What this task involves
Quote the entries below from the line with "Recreate this image" through the line with "var rClosed = counts.concat([counts[0]]);", both ends included, and only those lines.

++++ Record list

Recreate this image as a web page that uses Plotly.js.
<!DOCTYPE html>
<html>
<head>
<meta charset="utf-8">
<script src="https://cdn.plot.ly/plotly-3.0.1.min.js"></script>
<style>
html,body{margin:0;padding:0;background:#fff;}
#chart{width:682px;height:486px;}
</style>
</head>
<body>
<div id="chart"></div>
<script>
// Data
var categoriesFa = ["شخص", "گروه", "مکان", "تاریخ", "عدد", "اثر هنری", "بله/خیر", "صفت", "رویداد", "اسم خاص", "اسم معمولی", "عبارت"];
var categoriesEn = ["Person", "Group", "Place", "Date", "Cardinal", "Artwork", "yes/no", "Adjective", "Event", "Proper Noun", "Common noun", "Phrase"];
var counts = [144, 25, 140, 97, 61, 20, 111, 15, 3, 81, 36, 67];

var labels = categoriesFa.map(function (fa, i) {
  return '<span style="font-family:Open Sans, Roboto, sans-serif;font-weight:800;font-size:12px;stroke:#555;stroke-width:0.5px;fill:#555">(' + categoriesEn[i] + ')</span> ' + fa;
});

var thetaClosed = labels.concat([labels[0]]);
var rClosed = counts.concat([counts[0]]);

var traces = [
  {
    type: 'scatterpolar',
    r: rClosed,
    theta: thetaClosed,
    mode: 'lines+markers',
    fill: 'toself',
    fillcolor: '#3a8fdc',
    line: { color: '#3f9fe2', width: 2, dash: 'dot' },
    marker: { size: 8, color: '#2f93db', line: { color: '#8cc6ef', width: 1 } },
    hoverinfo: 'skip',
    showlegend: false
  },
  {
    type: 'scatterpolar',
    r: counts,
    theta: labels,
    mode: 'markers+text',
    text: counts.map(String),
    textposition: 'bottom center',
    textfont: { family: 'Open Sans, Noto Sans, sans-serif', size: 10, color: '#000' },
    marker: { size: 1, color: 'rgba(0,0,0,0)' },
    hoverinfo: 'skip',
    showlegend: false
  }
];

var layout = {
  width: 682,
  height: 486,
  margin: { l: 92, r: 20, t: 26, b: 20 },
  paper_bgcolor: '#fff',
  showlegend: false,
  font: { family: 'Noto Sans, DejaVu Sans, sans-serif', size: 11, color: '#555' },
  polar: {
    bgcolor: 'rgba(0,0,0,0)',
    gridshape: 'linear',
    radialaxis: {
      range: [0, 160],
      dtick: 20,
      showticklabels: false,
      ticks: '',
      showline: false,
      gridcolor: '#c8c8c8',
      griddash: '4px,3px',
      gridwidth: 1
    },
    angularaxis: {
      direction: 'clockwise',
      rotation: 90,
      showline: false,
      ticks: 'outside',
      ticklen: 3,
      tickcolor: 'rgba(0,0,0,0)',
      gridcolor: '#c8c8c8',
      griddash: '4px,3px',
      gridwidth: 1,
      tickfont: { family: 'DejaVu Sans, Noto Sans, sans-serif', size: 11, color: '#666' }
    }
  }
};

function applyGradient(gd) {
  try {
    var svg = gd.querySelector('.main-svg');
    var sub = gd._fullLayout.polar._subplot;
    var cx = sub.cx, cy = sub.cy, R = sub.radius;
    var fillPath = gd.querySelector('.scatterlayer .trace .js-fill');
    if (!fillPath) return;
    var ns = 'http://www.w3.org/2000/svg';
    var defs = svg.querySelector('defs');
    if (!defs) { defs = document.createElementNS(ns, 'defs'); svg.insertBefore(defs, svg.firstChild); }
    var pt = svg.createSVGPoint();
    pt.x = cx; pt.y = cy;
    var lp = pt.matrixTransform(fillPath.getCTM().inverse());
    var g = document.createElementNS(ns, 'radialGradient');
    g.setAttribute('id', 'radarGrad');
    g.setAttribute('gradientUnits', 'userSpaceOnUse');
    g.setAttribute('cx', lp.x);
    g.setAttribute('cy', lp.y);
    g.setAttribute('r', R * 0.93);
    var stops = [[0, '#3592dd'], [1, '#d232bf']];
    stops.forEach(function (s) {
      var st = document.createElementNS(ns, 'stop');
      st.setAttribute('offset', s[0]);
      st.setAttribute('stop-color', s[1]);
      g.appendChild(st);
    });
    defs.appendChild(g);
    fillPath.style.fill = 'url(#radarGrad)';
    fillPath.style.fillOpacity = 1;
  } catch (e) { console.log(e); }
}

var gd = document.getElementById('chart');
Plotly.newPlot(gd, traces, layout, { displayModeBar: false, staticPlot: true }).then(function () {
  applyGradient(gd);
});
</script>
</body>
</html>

++++++++
++++ Record list

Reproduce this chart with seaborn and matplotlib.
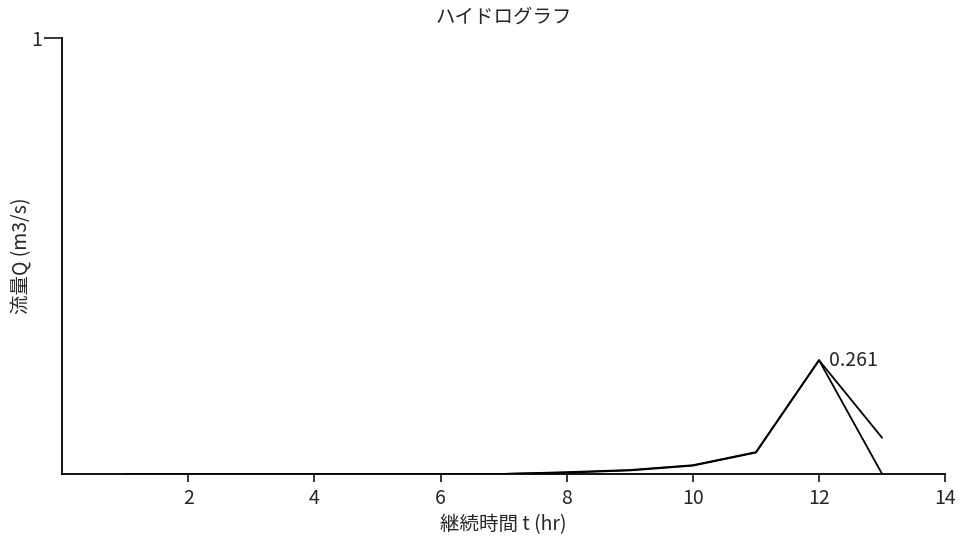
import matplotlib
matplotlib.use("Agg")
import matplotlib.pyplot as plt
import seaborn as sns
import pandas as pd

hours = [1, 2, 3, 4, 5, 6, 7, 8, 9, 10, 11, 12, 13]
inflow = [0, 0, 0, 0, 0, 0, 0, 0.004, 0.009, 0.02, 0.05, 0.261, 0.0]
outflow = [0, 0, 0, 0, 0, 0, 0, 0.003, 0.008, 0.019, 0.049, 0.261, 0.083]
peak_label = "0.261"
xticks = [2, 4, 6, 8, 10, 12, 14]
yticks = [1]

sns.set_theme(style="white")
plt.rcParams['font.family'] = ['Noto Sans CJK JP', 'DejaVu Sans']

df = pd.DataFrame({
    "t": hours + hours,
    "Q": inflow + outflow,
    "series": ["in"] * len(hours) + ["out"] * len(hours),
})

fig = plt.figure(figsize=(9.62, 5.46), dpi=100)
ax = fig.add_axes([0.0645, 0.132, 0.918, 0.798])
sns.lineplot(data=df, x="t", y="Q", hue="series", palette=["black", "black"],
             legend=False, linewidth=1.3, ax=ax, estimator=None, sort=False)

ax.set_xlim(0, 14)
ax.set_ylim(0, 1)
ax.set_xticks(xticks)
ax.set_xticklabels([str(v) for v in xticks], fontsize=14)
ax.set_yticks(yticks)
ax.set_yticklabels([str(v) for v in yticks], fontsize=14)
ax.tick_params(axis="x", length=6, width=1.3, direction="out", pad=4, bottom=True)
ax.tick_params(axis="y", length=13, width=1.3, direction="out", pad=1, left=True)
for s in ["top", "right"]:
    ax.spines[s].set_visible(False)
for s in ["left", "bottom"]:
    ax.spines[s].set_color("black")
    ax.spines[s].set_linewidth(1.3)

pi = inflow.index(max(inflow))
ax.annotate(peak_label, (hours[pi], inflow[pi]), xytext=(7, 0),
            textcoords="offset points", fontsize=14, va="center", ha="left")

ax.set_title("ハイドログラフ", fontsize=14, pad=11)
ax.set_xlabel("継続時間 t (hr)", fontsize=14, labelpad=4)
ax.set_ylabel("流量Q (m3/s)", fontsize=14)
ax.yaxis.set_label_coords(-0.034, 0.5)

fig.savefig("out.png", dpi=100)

++++++++

Complete output
Recreate this image as a web page that uses Plotly.js.
<!DOCTYPE html>
<html>
<head>
<meta charset="utf-8">
<script src="https://cdn.plot.ly/plotly-3.0.1.min.js"></script>
<style>
html,body{margin:0;padding:0;background:#fff;}
#chart{width:682px;height:486px;}
</style>
</head>
<body>
<div id="chart"></div>
<script>
// Data
var categoriesFa = ["شخص", "گروه", "مکان", "تاریخ", "عدد", "اثر هنری", "بله/خیر", "صفت", "رویداد", "اسم خاص", "اسم معمولی", "عبارت"];
var categoriesEn = ["Person", "Group", "Place", "Date", "Cardinal", "Artwork", "yes/no", "Adjective", "Event", "Proper Noun", "Common noun", "Phrase"];
var counts = [144, 25, 140, 97, 61, 20, 111, 15, 3, 81, 36, 67];

var labels = categoriesFa.map(function (fa, i) {
  return '<span style="font-family:Open Sans, Roboto, sans-serif;font-weight:800;font-size:12px;stroke:#555;stroke-width:0.5px;fill:#555">(' + categoriesEn[i] + ')</span> ' + fa;
});

var thetaClosed = labels.concat([labels[0]]);
var rClosed = counts.concat([counts[0]]);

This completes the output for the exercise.